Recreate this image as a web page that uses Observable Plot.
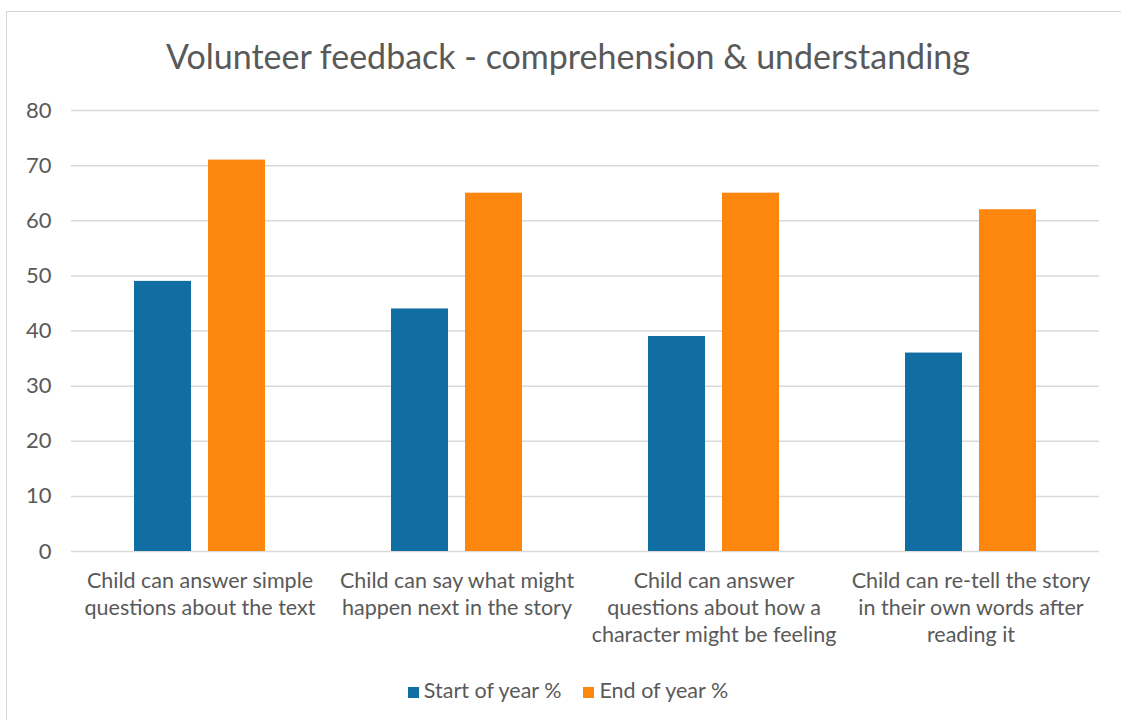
<!DOCTYPE html>
<html>
<head>
<meta charset="utf-8">
<script src="https://cdn.jsdelivr.net/npm/d3@7"></script>
<script src="https://cdn.jsdelivr.net/npm/@observablehq/plot@0.6"></script>
<style>
  html, body { margin: 0; padding: 0; background: #fff; overflow: hidden; width: 1121px; height: 720px; }
  #box { position: absolute; left: 6px; top: 11px; width: 1140px; height: 740px; border: 1px solid #d6d6d6; box-sizing: border-box; }
  #title { position: absolute; left: 0; width: 1136px; top: 35px; text-align: center; font-family: Lato, sans-serif; font-size: 34px; color: #595959; line-height: 42px; white-space: nowrap; }
  #chart { position: absolute; left: 8px; top: 90px; }
  #legend { position: absolute; left: 0; width: 1136px; top: 676px; text-align: center; font-family: Lato, sans-serif; font-size: 21.5px; color: #595959; white-space: nowrap; line-height: 28px; }
  .item { display: inline-block; margin: 0 11px; }
  .sw { display: inline-block; width: 11px; height: 11px; margin-right: 5px; vertical-align: 0px; }
</style>
</head>
<body>
<div id="box"></div>
<div id="title">Volunteer feedback - comprehension &amp; understanding</div>
<div id="chart"></div>
<div id="legend"></div>
<script>
const categories = [
  "Child can answer simple questions about the text",
  "Child can say what might happen next in the story",
  "Child can answer questions about how a character might be feeling",
  "Child can re-tell the story in their own words after reading it"
];
const categoryLabels = [
  "Child can answer simple\nquestions about the text",
  "Child can say what might\nhappen next in the story",
  "Child can answer\nquestions about how a\ncharacter might be feeling",
  "Child can re-tell the story\nin their own words after\nreading it"
];
const seriesNames = ["Start of year %", "End of year %"];
const startOfYear = [49, 44, 39, 36];
const endOfYear = [71, 65, 65, 62];
const yTicks = [0, 10, 20, 30, 40, 50, 60, 70, 80];
const colors = ["#116ea2", "#fd860f"];

const data = categories.flatMap((c, i) => [
  {cat: c, series: seriesNames[0], value: startOfYear[i]},
  {cat: c, series: seriesNames[1], value: endOfYear[i]}
]);
const labelOf = new Map(categories.map((c, i) => [c, categoryLabels[i]]));

const chart = Plot.plot({
  width: 1113,
  height: 561,
  marginLeft: 62,
  marginRight: 21,
  marginTop: 20,
  marginBottom: 100,
  style: {fontFamily: "Lato, sans-serif", color: "#595959", background: "transparent", overflow: "visible"},
  fx: {domain: categories, padding: 0, label: null},
  x: {domain: seriesNames, paddingInner: 0.23, paddingOuter: 0.851, axis: null},
  y: {domain: [0, 80], label: null},
  color: {domain: seriesNames, range: colors},
  marks: [
    Plot.gridY(yTicks, {stroke: "#d9d9d9", strokeOpacity: 1, strokeWidth: 1.5}),
    Plot.barY(data, {fx: "cat", x: "series", y: "value", fill: "series"}),
    Plot.axisY(yTicks, {tickSize: 0, tickPadding: 20, fontSize: 22, label: null, fill: "#595959"}),
    Plot.axisFx({anchor: "bottom", tickSize: 0, tickPadding: 17, fontSize: 21.5, lineHeight: 1.26, label: null, tickFormat: d => labelOf.get(d), fill: "#595959"})
  ]
});
document.getElementById("chart").appendChild(chart);

const legend = document.getElementById("legend");
seriesNames.forEach((s, i) => {
  const item = document.createElement("span");
  item.className = "item";
  const sw = document.createElement("span");
  sw.className = "sw";
  sw.style.background = colors[i];
  item.appendChild(sw);
  item.appendChild(document.createTextNode(s));
  legend.appendChild(item);
});
</script>
</body>
</html>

———

Task instructions: All of the lines above should be printed exactly, minus the pictures.

Full response:
Recreate this image as a web page that uses Observable Plot.
<!DOCTYPE html>
<html>
<head>
<meta charset="utf-8">
<script src="https://cdn.jsdelivr.net/npm/d3@7"></script>
<script src="https://cdn.jsdelivr.net/npm/@observablehq/plot@0.6"></script>
<style>
  html, body { margin: 0; padding: 0; background: #fff; overflow: hidden; width: 1121px; height: 720px; }
  #box { position: absolute; left: 6px; top: 11px; width: 1140px; height: 740px; border: 1px solid #d6d6d6; box-sizing: border-box; }
  #title { position: absolute; left: 0; width: 1136px; top: 35px; text-align: center; font-family: Lato, sans-serif; font-size: 34px; color: #595959; line-height: 42px; white-space: nowrap; }
  #chart { position: absolute; left: 8px; top: 90px; }
  #legend { position: absolute; left: 0; width: 1136px; top: 676px; text-align: center; font-family: Lato, sans-serif; font-size: 21.5px; color: #595959; white-space: nowrap; line-height: 28px; }
  .item { display: inline-block; margin: 0 11px; }
  .sw { display: inline-block; width: 11px; height: 11px; margin-right: 5px; vertical-align: 0px; }
</style>
</head>
<body>
<div id="box"></div>
<div id="title">Volunteer feedback - comprehension &amp; understanding</div>
<div id="chart"></div>
<div id="legend"></div>
<script>
const categories = [
  "Child can answer simple questions about the text",
  "Child can say what might happen next in the story",
  "Child can answer questions about how a character might be feeling",
  "Child can re-tell the story in their own words after reading it"
];
const categoryLabels = [
  "Child can answer simple\nquestions about the text",
  "Child can say what might\nhappen next in the story",
  "Child can answer\nquestions about how a\ncharacter might be feeling",
  "Child can re-tell the story\nin their own words after\nreading it"
];
const seriesNames = ["Start of year %", "End of year %"];
const startOfYear = [49, 44, 39, 36];
const endOfYear = [71, 65, 65, 62];
const yTicks = [0, 10, 20, 30, 40, 50, 60, 70, 80];
const colors = ["#116ea2", "#fd860f"];

const data = categories.flatMap((c, i) => [
  {cat: c, series: seriesNames[0], value: startOfYear[i]},
  {cat: c, series: seriesNames[1], value: endOfYear[i]}
]);
const labelOf = new Map(categories.map((c, i) => [c, categoryLabels[i]]));

const chart = Plot.plot({
  width: 1113,
  height: 561,
  marginLeft: 62,
  marginRight: 21,
  marginTop: 20,
  marginBottom: 100,
  style: {fontFamily: "Lato, sans-serif", color: "#595959", background: "transparent", overflow: "visible"},
  fx: {domain: categories, padding: 0, label: null},
  x: {domain: seriesNames, paddingInner: 0.23, paddingOuter: 0.851, axis: null},
  y: {domain: [0, 80], label: null},
  color: {domain: seriesNames, range: colors},
  marks: [
    Plot.gridY(yTicks, {stroke: "#d9d9d9", strokeOpacity: 1, strokeWidth: 1.5}),
    Plot.barY(data, {fx: "cat", x: "series", y: "value", fill: "series"}),
    Plot.axisY(yTicks, {tickSize: 0, tickPadding: 20, fontSize: 22, label: null, fill: "#595959"}),
    Plot.axisFx({anchor: "bottom", tickSize: 0, tickPadding: 17, fontSize: 21.5, lineHeight: 1.26, label: null, tickFormat: d => labelOf.get(d), fill: "#595959"})
  ]
});
document.getElementById("chart").appendChild(chart);

const legend = document.getElementById("legend");
seriesNames.forEach((s, i) => {
  const item = document.createElement("span");
  item.className = "item";
  const sw = document.createElement("span");
  sw.className = "sw";
  sw.style.background = colors[i];
  item.appendChild(sw);
  item.appendChild(document.createTextNode(s));
  legend.appendChild(item);
});
</script>
</body>
</html>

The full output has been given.